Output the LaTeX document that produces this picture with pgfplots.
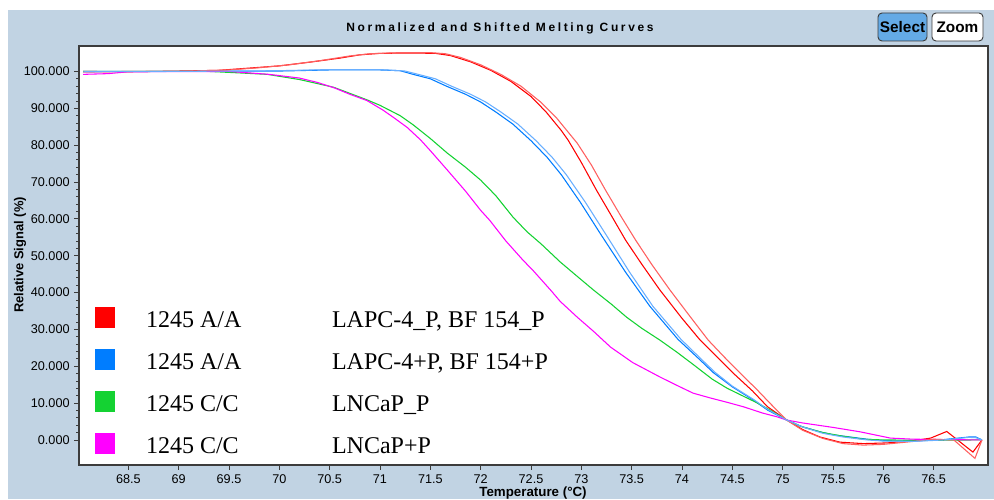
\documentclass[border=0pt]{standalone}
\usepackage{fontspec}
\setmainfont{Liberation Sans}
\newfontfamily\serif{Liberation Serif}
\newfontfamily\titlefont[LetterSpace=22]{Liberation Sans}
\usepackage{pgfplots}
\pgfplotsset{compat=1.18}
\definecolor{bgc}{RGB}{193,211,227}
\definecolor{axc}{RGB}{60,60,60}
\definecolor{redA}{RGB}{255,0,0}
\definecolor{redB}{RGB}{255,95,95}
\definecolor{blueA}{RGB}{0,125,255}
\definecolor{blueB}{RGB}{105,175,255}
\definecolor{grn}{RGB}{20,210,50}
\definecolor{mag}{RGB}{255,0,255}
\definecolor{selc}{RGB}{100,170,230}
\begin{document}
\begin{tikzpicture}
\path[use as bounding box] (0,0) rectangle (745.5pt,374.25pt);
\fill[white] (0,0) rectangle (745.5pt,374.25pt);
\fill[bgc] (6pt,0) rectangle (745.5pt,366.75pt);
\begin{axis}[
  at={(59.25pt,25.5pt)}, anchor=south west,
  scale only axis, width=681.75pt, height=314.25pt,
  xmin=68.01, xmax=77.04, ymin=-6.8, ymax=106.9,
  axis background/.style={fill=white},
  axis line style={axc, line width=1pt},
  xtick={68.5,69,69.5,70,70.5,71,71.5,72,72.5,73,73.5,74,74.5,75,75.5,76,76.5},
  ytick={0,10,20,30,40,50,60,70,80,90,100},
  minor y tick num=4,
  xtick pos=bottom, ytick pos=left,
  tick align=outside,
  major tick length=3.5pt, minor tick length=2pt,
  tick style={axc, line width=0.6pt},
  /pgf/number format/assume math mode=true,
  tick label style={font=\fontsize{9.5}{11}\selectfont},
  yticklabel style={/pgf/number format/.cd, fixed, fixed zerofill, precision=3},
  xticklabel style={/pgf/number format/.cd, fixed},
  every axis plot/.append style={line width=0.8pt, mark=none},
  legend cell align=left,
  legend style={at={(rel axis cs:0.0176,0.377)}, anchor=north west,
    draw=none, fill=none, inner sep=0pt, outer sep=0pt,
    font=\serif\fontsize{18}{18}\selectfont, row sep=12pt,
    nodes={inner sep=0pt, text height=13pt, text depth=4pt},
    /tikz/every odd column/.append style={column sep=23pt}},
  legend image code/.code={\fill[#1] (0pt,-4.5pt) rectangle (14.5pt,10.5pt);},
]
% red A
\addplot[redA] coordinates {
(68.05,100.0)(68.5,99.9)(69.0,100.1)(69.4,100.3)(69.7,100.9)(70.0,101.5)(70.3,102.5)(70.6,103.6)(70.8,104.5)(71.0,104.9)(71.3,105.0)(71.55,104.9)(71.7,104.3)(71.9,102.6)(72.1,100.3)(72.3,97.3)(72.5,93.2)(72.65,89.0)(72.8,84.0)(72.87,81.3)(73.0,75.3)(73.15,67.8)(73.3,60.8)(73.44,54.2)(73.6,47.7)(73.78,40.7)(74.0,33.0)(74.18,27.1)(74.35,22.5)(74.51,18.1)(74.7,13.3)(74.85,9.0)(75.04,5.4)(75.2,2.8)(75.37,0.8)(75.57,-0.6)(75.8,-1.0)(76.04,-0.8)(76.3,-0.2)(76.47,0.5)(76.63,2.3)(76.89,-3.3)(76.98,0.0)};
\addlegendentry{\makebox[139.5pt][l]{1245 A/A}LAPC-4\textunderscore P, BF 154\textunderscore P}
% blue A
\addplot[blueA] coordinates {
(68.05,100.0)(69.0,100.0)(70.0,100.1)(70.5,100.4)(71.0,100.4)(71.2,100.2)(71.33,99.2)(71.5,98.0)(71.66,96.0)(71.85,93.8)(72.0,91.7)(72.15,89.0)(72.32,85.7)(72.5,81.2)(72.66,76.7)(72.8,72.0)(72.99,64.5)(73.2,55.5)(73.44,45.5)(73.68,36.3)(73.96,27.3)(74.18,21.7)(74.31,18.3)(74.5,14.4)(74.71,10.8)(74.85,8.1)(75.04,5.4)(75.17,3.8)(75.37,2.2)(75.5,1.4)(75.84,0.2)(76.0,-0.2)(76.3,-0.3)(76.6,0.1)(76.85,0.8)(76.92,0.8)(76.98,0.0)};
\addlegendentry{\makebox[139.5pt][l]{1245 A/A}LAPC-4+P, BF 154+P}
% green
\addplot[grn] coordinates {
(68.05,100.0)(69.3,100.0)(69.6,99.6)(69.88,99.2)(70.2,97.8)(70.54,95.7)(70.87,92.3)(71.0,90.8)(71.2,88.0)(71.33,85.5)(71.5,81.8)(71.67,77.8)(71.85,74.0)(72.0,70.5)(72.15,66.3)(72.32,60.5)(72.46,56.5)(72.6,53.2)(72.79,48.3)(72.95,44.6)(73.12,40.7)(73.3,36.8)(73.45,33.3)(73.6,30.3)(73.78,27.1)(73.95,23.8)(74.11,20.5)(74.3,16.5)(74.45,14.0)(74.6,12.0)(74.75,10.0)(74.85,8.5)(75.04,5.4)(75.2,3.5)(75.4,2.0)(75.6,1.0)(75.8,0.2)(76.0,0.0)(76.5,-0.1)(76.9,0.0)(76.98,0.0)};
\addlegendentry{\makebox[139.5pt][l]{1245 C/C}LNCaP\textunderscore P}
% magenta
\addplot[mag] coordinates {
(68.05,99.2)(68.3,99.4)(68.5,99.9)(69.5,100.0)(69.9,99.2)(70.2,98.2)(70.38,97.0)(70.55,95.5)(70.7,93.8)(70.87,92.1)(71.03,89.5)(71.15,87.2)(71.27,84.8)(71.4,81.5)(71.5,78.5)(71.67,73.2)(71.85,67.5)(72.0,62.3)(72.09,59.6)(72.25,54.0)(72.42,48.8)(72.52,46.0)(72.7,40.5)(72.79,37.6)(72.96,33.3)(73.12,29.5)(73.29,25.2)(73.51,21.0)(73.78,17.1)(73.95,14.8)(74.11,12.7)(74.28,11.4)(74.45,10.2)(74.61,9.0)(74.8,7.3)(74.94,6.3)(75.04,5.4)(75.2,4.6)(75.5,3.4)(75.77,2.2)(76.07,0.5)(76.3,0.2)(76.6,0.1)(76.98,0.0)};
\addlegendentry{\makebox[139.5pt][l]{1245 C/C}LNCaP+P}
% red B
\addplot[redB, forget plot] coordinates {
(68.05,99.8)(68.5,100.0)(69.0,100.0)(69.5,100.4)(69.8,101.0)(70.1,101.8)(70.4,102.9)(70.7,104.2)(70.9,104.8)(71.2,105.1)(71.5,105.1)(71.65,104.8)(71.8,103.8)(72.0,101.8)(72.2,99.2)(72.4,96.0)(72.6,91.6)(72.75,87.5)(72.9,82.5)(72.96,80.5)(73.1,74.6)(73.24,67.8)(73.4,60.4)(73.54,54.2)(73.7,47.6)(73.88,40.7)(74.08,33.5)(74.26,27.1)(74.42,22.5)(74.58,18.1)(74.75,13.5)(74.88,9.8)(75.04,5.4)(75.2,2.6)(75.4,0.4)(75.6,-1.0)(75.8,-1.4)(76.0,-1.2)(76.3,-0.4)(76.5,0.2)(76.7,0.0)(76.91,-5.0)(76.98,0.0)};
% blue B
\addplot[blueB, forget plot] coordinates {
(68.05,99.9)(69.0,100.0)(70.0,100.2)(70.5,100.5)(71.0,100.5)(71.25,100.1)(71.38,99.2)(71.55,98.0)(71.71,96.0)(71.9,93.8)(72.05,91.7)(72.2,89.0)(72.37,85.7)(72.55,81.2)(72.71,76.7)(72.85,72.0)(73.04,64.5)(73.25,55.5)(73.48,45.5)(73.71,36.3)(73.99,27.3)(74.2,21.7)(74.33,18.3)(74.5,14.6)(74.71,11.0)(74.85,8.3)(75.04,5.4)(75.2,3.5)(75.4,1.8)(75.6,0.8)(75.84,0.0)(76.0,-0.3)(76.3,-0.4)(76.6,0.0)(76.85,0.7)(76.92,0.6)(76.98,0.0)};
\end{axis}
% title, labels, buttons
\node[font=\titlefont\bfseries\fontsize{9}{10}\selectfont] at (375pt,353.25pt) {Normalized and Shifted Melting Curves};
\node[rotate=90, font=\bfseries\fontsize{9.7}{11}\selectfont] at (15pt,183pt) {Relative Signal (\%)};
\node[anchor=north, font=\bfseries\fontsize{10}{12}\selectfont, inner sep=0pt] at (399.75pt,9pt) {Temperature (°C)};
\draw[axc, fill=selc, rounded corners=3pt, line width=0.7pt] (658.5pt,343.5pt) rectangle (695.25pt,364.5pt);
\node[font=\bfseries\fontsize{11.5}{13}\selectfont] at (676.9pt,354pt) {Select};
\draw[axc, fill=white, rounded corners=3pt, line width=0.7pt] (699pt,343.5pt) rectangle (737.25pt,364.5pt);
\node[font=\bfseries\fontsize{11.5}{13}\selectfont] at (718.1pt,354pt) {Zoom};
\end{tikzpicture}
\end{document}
============
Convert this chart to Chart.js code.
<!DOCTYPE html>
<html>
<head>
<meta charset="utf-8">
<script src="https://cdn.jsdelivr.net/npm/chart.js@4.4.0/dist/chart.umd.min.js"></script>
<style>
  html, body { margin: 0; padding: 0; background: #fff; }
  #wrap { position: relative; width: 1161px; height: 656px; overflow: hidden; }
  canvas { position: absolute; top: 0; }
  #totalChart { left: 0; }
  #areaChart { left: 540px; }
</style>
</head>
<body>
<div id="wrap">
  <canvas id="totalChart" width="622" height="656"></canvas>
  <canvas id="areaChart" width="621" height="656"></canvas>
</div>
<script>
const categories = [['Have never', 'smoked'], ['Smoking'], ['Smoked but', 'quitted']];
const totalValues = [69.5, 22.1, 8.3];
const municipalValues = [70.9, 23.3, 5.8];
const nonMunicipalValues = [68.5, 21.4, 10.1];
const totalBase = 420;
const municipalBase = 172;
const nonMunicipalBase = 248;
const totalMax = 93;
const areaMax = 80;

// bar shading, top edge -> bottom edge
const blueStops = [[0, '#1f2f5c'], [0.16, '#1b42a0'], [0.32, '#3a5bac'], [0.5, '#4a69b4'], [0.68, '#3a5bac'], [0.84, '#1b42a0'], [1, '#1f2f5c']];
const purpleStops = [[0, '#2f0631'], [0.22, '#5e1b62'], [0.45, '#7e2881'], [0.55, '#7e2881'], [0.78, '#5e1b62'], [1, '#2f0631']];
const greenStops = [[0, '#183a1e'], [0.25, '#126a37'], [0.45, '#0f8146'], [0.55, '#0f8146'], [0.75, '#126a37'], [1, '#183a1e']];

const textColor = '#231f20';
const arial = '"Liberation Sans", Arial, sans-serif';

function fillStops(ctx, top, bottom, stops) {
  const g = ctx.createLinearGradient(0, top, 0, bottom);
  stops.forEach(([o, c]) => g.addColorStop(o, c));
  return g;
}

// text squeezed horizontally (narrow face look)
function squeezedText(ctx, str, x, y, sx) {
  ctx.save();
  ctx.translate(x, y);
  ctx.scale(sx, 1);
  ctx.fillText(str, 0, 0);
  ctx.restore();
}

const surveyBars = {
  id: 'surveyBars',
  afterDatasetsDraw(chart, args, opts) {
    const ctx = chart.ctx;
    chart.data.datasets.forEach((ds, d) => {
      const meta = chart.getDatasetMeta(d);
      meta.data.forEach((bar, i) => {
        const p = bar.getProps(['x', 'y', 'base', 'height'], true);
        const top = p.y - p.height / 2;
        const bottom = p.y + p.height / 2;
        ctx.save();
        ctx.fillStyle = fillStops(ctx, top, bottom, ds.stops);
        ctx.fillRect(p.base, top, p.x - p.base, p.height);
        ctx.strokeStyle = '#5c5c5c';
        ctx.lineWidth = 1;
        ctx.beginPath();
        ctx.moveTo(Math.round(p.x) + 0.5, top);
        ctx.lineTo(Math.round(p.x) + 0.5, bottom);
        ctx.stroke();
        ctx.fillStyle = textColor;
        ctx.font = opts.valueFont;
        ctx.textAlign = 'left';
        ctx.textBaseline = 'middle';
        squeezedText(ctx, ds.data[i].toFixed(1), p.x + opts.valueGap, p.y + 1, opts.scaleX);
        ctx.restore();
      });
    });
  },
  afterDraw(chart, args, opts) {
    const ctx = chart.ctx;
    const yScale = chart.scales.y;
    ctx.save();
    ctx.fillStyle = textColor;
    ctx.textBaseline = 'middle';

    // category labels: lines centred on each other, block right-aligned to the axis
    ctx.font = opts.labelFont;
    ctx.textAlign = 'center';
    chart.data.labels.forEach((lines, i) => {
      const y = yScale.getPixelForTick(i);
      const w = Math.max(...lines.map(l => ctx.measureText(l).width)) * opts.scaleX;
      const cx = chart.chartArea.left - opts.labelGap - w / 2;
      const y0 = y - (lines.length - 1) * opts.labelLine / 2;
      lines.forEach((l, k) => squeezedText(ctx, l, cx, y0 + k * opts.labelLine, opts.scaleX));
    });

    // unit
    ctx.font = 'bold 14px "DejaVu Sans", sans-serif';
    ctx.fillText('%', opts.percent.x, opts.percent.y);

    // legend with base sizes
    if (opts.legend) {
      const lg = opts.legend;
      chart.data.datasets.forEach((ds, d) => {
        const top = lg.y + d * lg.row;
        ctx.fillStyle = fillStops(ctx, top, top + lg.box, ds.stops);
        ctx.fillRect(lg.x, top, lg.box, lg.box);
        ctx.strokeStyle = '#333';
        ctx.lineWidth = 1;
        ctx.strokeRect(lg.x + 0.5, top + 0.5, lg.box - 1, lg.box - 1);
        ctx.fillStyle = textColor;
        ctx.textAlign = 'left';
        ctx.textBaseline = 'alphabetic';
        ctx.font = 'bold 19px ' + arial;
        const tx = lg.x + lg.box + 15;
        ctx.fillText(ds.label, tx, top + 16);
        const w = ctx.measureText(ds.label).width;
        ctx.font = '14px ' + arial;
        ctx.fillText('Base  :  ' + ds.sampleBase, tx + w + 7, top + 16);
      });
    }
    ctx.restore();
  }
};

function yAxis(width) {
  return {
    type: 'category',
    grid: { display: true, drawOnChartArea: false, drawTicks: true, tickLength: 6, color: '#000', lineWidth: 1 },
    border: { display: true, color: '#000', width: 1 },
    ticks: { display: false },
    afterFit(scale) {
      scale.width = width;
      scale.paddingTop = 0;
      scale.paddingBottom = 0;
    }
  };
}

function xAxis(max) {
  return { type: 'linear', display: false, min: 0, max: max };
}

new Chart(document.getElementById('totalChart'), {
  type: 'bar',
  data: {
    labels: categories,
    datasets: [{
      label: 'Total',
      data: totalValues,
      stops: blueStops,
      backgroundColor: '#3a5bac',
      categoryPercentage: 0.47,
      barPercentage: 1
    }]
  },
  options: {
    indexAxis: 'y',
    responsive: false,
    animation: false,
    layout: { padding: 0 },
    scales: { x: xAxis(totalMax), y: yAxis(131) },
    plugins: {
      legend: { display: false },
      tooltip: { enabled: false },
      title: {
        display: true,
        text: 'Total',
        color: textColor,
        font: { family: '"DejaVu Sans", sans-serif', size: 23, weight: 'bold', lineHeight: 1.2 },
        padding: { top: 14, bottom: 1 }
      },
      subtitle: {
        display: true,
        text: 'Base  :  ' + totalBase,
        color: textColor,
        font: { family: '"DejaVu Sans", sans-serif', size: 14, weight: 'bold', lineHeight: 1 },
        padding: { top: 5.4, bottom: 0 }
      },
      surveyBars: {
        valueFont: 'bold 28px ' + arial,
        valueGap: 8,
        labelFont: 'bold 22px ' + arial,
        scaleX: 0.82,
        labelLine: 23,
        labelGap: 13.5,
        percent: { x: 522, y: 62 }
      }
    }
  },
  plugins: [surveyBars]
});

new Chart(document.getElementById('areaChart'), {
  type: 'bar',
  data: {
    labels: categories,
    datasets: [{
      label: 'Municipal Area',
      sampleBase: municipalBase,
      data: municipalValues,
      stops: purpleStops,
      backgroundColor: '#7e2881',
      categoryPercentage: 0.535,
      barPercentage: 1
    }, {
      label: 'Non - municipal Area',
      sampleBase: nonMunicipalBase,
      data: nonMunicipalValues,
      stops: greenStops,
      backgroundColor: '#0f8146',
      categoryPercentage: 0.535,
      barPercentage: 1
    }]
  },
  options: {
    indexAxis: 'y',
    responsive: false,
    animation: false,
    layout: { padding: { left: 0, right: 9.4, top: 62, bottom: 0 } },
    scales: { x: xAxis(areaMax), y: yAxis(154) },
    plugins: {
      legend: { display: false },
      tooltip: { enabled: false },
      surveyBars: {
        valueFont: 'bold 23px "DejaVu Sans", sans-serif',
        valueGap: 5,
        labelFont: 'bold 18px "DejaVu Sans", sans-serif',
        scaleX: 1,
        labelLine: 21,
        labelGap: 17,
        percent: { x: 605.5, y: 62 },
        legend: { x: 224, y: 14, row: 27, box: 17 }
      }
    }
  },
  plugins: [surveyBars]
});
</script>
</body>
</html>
============
▶ TASK OBJECTIVE: From the data, collect all lines where the string "this" appears.

▶ EXERCISE RESULT:
Output the LaTeX document that produces this picture with pgfplots.
Convert this chart to Chart.js code.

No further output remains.